The material of the erodible layer used in this study was dry medium-fine quartz sand. This kind of sand is very loose under conditions without compaction; therefore, it can easily be disturbed. In actual landslides, although the erodible layers differ due to different geo-environments, they all have certain structural properties after long-term consolidation. It is difficult for a landslide to cause a large-scale or deep scraping effect when the landslide impacts the erodible layer. Therefore, recumbent folds are rarely observed in actual landslides. Conversely, the folds, thrusts, and pushover phenomenon on the erodible layer of landslides are more common and significant in actual landslides.

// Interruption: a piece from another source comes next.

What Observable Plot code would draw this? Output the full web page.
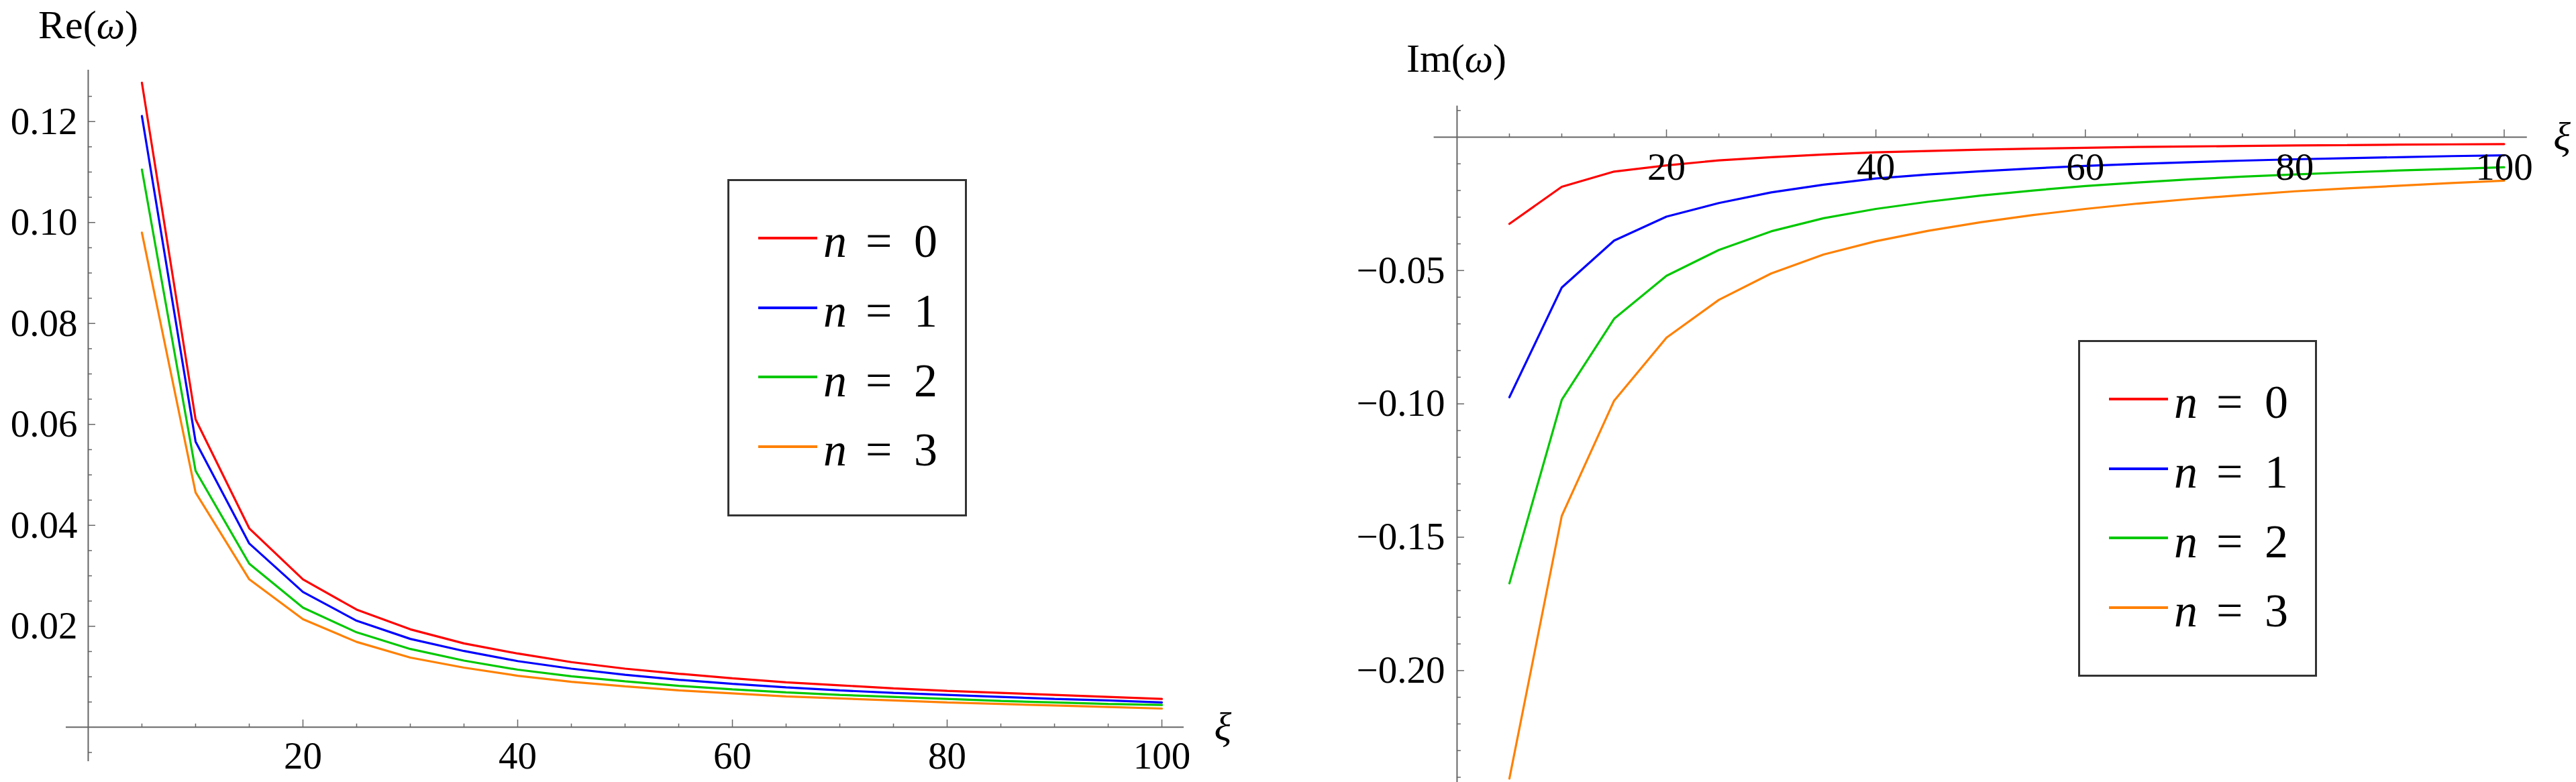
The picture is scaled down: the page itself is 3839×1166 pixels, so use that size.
<!DOCTYPE html>
<html>
<head>
<meta charset="utf-8">
<script src="https://cdn.jsdelivr.net/npm/d3@7"></script>
<script src="https://cdn.jsdelivr.net/npm/@observablehq/plot@0.6"></script>
<style>
  html, body { margin: 0; padding: 0; background: #fff; }
  #root { position: relative; width: 3839px; height: 1166px; overflow: hidden; font-family: "Liberation Serif", "DejaVu Serif", serif; color: #000; }
  .panel { position: absolute; top: 0; }
  .title { position: absolute; font-size: 60px; line-height: 60px; white-space: nowrap; }
  .legend { position: absolute; box-sizing: border-box; border: 3px solid #333; background: #fff; }
  .legend .sw { position: absolute; height: 4px; }
  .legend .t { position: absolute; font-size: 70px; line-height: 70px; white-space: nowrap; }
</style>
</head>
<body>
<div id="root"></div>
<script>
// ---- data ----
const xi = [5, 10, 15, 20, 25, 30, 35, 40, 45, 50, 55, 60, 65, 70, 75, 80, 85, 90, 95, 100];

const reN0 = [0.1277, 0.0610, 0.0394, 0.0293, 0.0233, 0.0194, 0.0166, 0.0146, 0.0129, 0.0116, 0.0106, 0.0097, 0.0089, 0.0083, 0.0077, 0.0072, 0.0068, 0.0064, 0.0060, 0.0056];
const reN1 = [0.1211, 0.0566, 0.0364, 0.0268, 0.0211, 0.0175, 0.0151, 0.0131, 0.0116, 0.0104, 0.0094, 0.0086, 0.0079, 0.0073, 0.0068, 0.0064, 0.0060, 0.0056, 0.0053, 0.0049];
const reN2 = [0.1105, 0.0508, 0.0324, 0.0237, 0.0188, 0.0155, 0.0132, 0.0114, 0.0101, 0.0091, 0.0082, 0.0075, 0.0069, 0.0064, 0.0060, 0.0056, 0.0052, 0.0049, 0.0046, 0.0044];
const reN3 = [0.0980, 0.0465, 0.0293, 0.0214, 0.0169, 0.0138, 0.0118, 0.0102, 0.0090, 0.0081, 0.0073, 0.0067, 0.0061, 0.0057, 0.0053, 0.0049, 0.0046, 0.0043, 0.0040, 0.0037];

const imN0 = [-0.0325, -0.0186, -0.0129, -0.0106, -0.0087, -0.0075, -0.0065, -0.0057, -0.0052, -0.0047, -0.0043, -0.0040, -0.0037, -0.0035, -0.0033, -0.0031, -0.0030, -0.0028, -0.0027, -0.0026];
const imN1 = [-0.0975, -0.0564, -0.0388, -0.0298, -0.0247, -0.0207, -0.0178, -0.0155, -0.0140, -0.0128, -0.0117, -0.0108, -0.0100, -0.0094, -0.0088, -0.0083, -0.0079, -0.0075, -0.0071, -0.0068];
const imN2 = [-0.1673, -0.0985, -0.0681, -0.0520, -0.0423, -0.0353, -0.0304, -0.0269, -0.0242, -0.0219, -0.0200, -0.0183, -0.0170, -0.0158, -0.0148, -0.0140, -0.0132, -0.0125, -0.0119, -0.0113];
const imN3 = [-0.2405, -0.1420, -0.0988, -0.0752, -0.0610, -0.0511, -0.0440, -0.0390, -0.0351, -0.0319, -0.0292, -0.0269, -0.0249, -0.0232, -0.0217, -0.0203, -0.0192, -0.0182, -0.0172, -0.0163];

const seriesN = ["0", "1", "2", "3"];
const seriesColors = ["#ff0000", "#0000ff", "#00c800", "#ff8000"];

const xMajorTicks = [20, 40, 60, 80, 100];
const xMinorTicks = [5, 10, 15, 25, 30, 35, 45, 50, 55, 65, 70, 75, 85, 90, 95];
const reMajorTicks = [0.02, 0.04, 0.06, 0.08, 0.10, 0.12];
const imMajorTicks = [-0.05, -0.10, -0.15, -0.20];

// minor ticks (every 0.005 for Re, every 0.01 for Im), skipping majors
const reMinorTicks = d3.range(-1, 26).map(k => k * 0.005).filter(v => Math.abs(v) > 1e-9 && !reMajorTicks.some(m => Math.abs(m - v) < 1e-9));
const imMinorTicks = d3.range(-24, 2).map(k => k * 0.01).filter(v => Math.abs(v) > 1e-9 && !imMajorTicks.some(m => Math.abs(m - v) < 1e-9));

const tidy = (arrays) => arrays.flatMap((arr, s) => arr.map((v, i) => ({xi: xi[i], v, n: seriesN[s]})));
const reData = tidy([reN0, reN1, reN2, reN3]);
const imData = tidy([imN0, imN1, imN2, imN3]);

const axisColor = "#666";
const fmt = d3.format(".2f");

function panel(cfg) {
  return Plot.plot({
    width: cfg.width, height: 1166,
    marginLeft: cfg.ml, marginRight: cfg.mr, marginTop: cfg.mt, marginBottom: cfg.mb,
    x: {domain: cfg.xDomain, axis: null},
    y: {domain: cfg.yDomain, axis: null},
    color: {domain: seriesN, range: seriesColors},
    style: {background: "transparent", fontFamily: '"Liberation Serif", "DejaVu Serif", serif', overflow: "visible"},
    marks: [
      Plot.ruleY([0], {stroke: axisColor, strokeWidth: 2}),
      Plot.ruleX([0], {stroke: axisColor, strokeWidth: 2}),
      Plot.ruleX(xMinorTicks, {x: d => d, y1: 0, y2: 0, insetTop: -5, stroke: axisColor, strokeWidth: 1.5}),
      Plot.ruleX(xMajorTicks, {x: d => d, y1: 0, y2: 0, insetTop: -11, stroke: axisColor, strokeWidth: 1.5}),
      Plot.ruleY(cfg.yMinor, {y: d => d, x1: 0, x2: 0, insetRight: -6, stroke: axisColor, strokeWidth: 1.5}),
      Plot.ruleY(cfg.yMajor, {y: d => d, x1: 0, x2: 0, insetRight: -11, stroke: axisColor, strokeWidth: 1.5}),
      Plot.line(cfg.data, {x: "xi", y: "v", z: "n", stroke: "n", strokeWidth: 3.2, strokeLinejoin: "miter"}),
      Plot.text(xMajorTicks, {x: d => d, y: 0, text: d => String(d), lineAnchor: "top", dy: cfg.xLabelDy, fontSize: 57, fill: "#000"}),
      Plot.text(cfg.yMajor, {x: 0, y: d => d, text: d => fmt(d), textAnchor: "end", dx: cfg.yLabelDx, fontSize: 57, fill: "#000"}),
      Plot.text(["ξ"], {frameAnchor: "right", y: 0, text: d => d, textAnchor: "start", dx: cfg.xiDx, fontSize: 60, fontStyle: "italic", fill: "#000"})
    ]
  });
}

const root = document.getElementById("root");

const left = panel({
  width: 1920, ml: 98, mr: 156, mt: 104, mb: 31,
  xDomain: [-2.06, 102.06], yDomain: [-0.0068, 0.1302],
  yMajor: reMajorTicks, yMinor: reMinorTicks, data: reData,
  xLabelDy: 21, yLabelDx: -16, xiDx: 45
});
left.classList.add("panel");
left.style.left = "0px";
root.appendChild(left);

const right = panel({
  width: 1919, ml: 216.6, mr: 73.2, mt: 157.6, mb: 0,
  xDomain: [-2.2, 102.2], yDomain: [-0.2419, 0.01167],
  yMajor: imMajorTicks, yMinor: imMinorTicks, data: imData,
  xLabelDy: 23, yLabelDx: -18, xiDx: 39
});
right.classList.add("panel");
right.style.left = "1920px";
root.appendChild(right);

// titles
function addTitle(prefix, left, baseline) {
  const d = document.createElement("div");
  d.className = "title";
  d.style.left = left + "px";
  d.style.top = (baseline - 50.3) + "px";
  d.innerHTML = prefix + "(<i>ω</i>)";
  root.appendChild(d);
}
addTitle("Re", 57, 57);
addTitle("Im", 2096, 107);

// legends
function addLegend(boxLeft, boxTop, w, h) {
  const box = document.createElement("div");
  box.className = "legend";
  box.style.left = boxLeft + "px";
  box.style.top = boxTop + "px";
  box.style.width = w + "px";
  box.style.height = h + "px";
  const b = 3;
  seriesN.forEach((n, i) => {
    const lineY = 88 + i * 103.6;
    const base = 117 + i * 103.6;
    const sw = document.createElement("div");
    sw.className = "sw";
    sw.style.left = (46 - b) + "px";
    sw.style.width = "88px";
    sw.style.top = (lineY - 2 - b) + "px";
    sw.style.background = seriesColors[i];
    box.appendChild(sw);
    const parts = [["<i>n</i>", 143], ["=", 206], [n, 278]];
    parts.forEach(([html, x]) => {
      const s = document.createElement("span");
      s.className = "t";
      s.innerHTML = html;
      s.style.left = (x - b) + "px";
      s.style.top = (base - 58.6 - b) + "px";
      box.appendChild(s);
    });
  });
  root.appendChild(box);
}
addLegend(1084, 267, 357, 503);
addLegend(3097, 507, 356, 502);
</script>
</body>
</html>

In addition, the volume of landslide also profoundly affects its erosional ability. For instance, the Yigong landslide primarily comprises weathered granite, and the erodible layer is sandy alluvial deposits (Wu et al., 2020). The landslide, with a volume of about 91×106 m3 along the gully moving downwards, squeezes the erodible layer, with a volume of about 24×106 m3, to form pushover structures. During this process, the erodible layer is scraped and entrained by the sliding mass, which makes the volume of the landslide continuously increase. The large impact force generated by the landslide takes away the erodible layers in the gully, which results in an outcrop of the bedrock in the eroded area (Delaney and Evans, 2015; Zhou et al., 2016). The underlying bedrock prevents deeper erosion and the flow obviously do not lose momentum in these sections (Dietrich and Krautblatter, 2019). This field observation is reflected in the experiment conducted herein, when the De is 4 mm. The impact force of the sliding mass makes the erodible layer at the slope break completely erode, resulting in direct contact between the sliding mass and the plexiglass plate. This experiment reproduces the geological phenomena observed in the field.

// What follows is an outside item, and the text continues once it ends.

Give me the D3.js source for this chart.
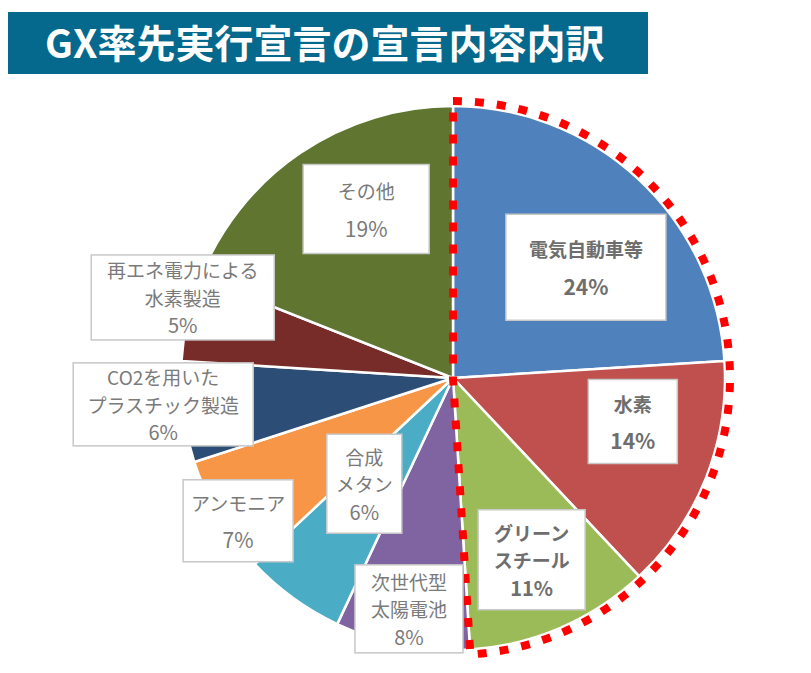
<!DOCTYPE html>
<html lang="ja">
<head>
<meta charset="utf-8">
<script src="https://cdn.jsdelivr.net/npm/d3@7"></script>
<style>
  body { margin: 0; background: #fff; }
  svg { display: block; }
</style>
</head>
<body>
<div id="chart"></div>
<script>
const width = 811;
const height = 673;

// data
const categories = ["電気自動車等", "水素", "グリーンスチール", "次世代型太陽電池", "合成メタン",
    "アンモニア", "CO2を用いたプラスチック製造", "再エネ電力による水素製造", "その他"];
const shares = [24, 14, 11, 8, 6, 7, 6, 5, 19];
// how each label is broken into lines in its box
const labelLines = [
    ["電気自動車等"], ["水素"], ["グリーン", "スチール"], ["次世代型", "太陽電池"], ["合成", "メタン"],
    ["アンモニア"], ["CO2を用いた", "プラスチック製造"], ["再エネ電力による", "水素製造"], ["その他"]
];
const boldLabels = ["電気自動車等", "水素", "グリーンスチール"];
const highlighted = ["電気自動車等", "水素", "グリーンスチール"];
const colors = ["#4f81bd", "#c0504d", "#9bbb59", "#8064a2", "#4bacc6",
    "#f79646", "#2c4d75", "#772c2a", "#5f7530"];

// label box layout: distance from centre, angle nudge (deg), box width, box height
const labelLayout = [
    [173, 7, 160, 106], [185, -8, 89, 84], [198, 0, 107, 100], [235, 0, 108, 88], [138, 4, 75, 99],
    [258, -3, 110, 82], [291, 2, 180, 83], [282, 4, 183, 85], [190, 7, 126, 89]
];

const cx = 453, cy = 378, radius = 272;

const svg = d3.select("div#chart").append("svg")
    .attr("width", width)
    .attr("height", height)
    .attr("viewBox", `0 0 ${width} ${height}`)
    .style("font-family", "'Noto Sans CJK JP', 'Noto Sans', sans-serif");

// title banner
svg.append("rect")
    .attr("x", 8).attr("y", 12)
    .attr("width", 640).attr("height", 62)
    .attr("fill", "#05698d");
svg.append("text")
    .attr("x", 45).attr("y", 58)
    .attr("fill", "#fff")
    .attr("font-size", 39)
    .attr("font-weight", "bold")
    .text("GX率先実行宣言の宣言内容内訳");

const pie = d3.pie().sort(null).value(d => d)
    .startAngle(0).endAngle(2 * Math.PI);
const arcs = pie(shares);
const arc = d3.arc().innerRadius(0).outerRadius(radius);

const g = svg.append("g").attr("transform", `translate(${cx},${cy})`);

g.selectAll("path.slice")
    .data(arcs)
    .join("path")
    .attr("class", "slice")
    .attr("d", arc)
    .attr("fill", (d, i) => colors[i])
    .attr("stroke", "#fff")
    .attr("stroke-width", 2.5)
    .attr("stroke-linejoin", "round");

// red dotted outline around the highlighted slices
const hl = arcs.filter((d, i) => highlighted.includes(categories[i]));
const outline = d3.arc().innerRadius(0).outerRadius(radius + 5);
g.append("path")
    .attr("d", outline({
        startAngle: d3.min(hl, d => d.startAngle),
        endAngle: d3.max(hl, d => d.endAngle)
    }))
    .attr("fill", "none")
    .attr("stroke", "#ff0000")
    .attr("stroke-width", 8)
    .attr("stroke-dasharray", "9 13");

// label boxes
const labels = g.selectAll("g.label")
    .data(arcs)
    .join("g")
    .attr("class", "label")
    .attr("transform", (d, i) => {
        const [r, nudge] = labelLayout[i];
        const a = (d.startAngle + d.endAngle) / 2 + nudge * Math.PI / 180;
        return `translate(${r * Math.sin(a)},${-r * Math.cos(a)})`;
    });

labels.append("rect")
    .attr("x", (d, i) => -labelLayout[i][2] / 2)
    .attr("y", (d, i) => -labelLayout[i][3] / 2)
    .attr("width", (d, i) => labelLayout[i][2])
    .attr("height", (d, i) => labelLayout[i][3])
    .attr("fill", "#fff")
    .attr("stroke", "#c8c8c8")
    .attr("stroke-width", 1.5);

labels.each(function (d, i) {
    const lines = labelLines[i].concat([`${shares[i]}%`]);
    const two = lines.length === 2;
    const step = two ? 37 : 27.5;
    const bold = boldLabels.includes(categories[i]);
    d3.select(this).selectAll("text")
        .data(lines)
        .join("text")
        .attr("text-anchor", "middle")
        .attr("dominant-baseline", "central")
        .attr("y", (t, k) => (k - (lines.length - 1) / 2) * step)
        .attr("font-size", (t, k) => k === lines.length - 1 ? (two ? 21 : 20) : 19)
        .attr("font-weight", bold ? "bold" : "normal")
        .attr("fill", bold ? "#6e6e6e" : "#7a7a7a")
        .text(t => t);
});
</script>
</body>
</html>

Another case, the Nixu landslide is also mainly composed of granite, and its erodible layer is mainly horizontal alluvial deposits, composed of coarse sand and gravel (Zeng et al., 2020). The landslide exhibits an intense erosion ability when moving downwards with a volume of about 47×106 m3, and the erodible layer undergoes strong deformation and distortion. Structures such as crushed substrate clasts, convoluted lamination, diapiric intrusion, decollement, and sand boils are manifestations of deformation and distortion, as shown in Fig. 12d–h (Wang et al., 2018; Zeng et al., 2021). Under this condition, the interaction between the landslide and the erodible layer, as well as the structures in the deposit, are similar to those at De is 24 mm in this study. These structures reflect the large resistance of the erodible layer to the sliding mass. However, due to the differences in the material properties of the landslide and the erodible layer in the field, the structural phenomenon is more widespread than that in laboratory experiments.
Finally, the Xingyuan landslide consists of silty clay, and the erodible layer is alluvial deposits comprising silty clay, sandy silt, and gravel (Duan et al., 2021; Peng et al., 2017). The landslide, with a volume of 0.17×106 m3, impacts the erodible layer consisting of silty clay, resulting its liquefaction. The position of the sliding surface in the landslide moves down 5–6 m of the ground surface when the landslide falls onto the erodible layer, then the landslide covers the undisturbed erodible layer (Fig. 12i and j). This is similar to the experimental conditions of De is 24mm in this study.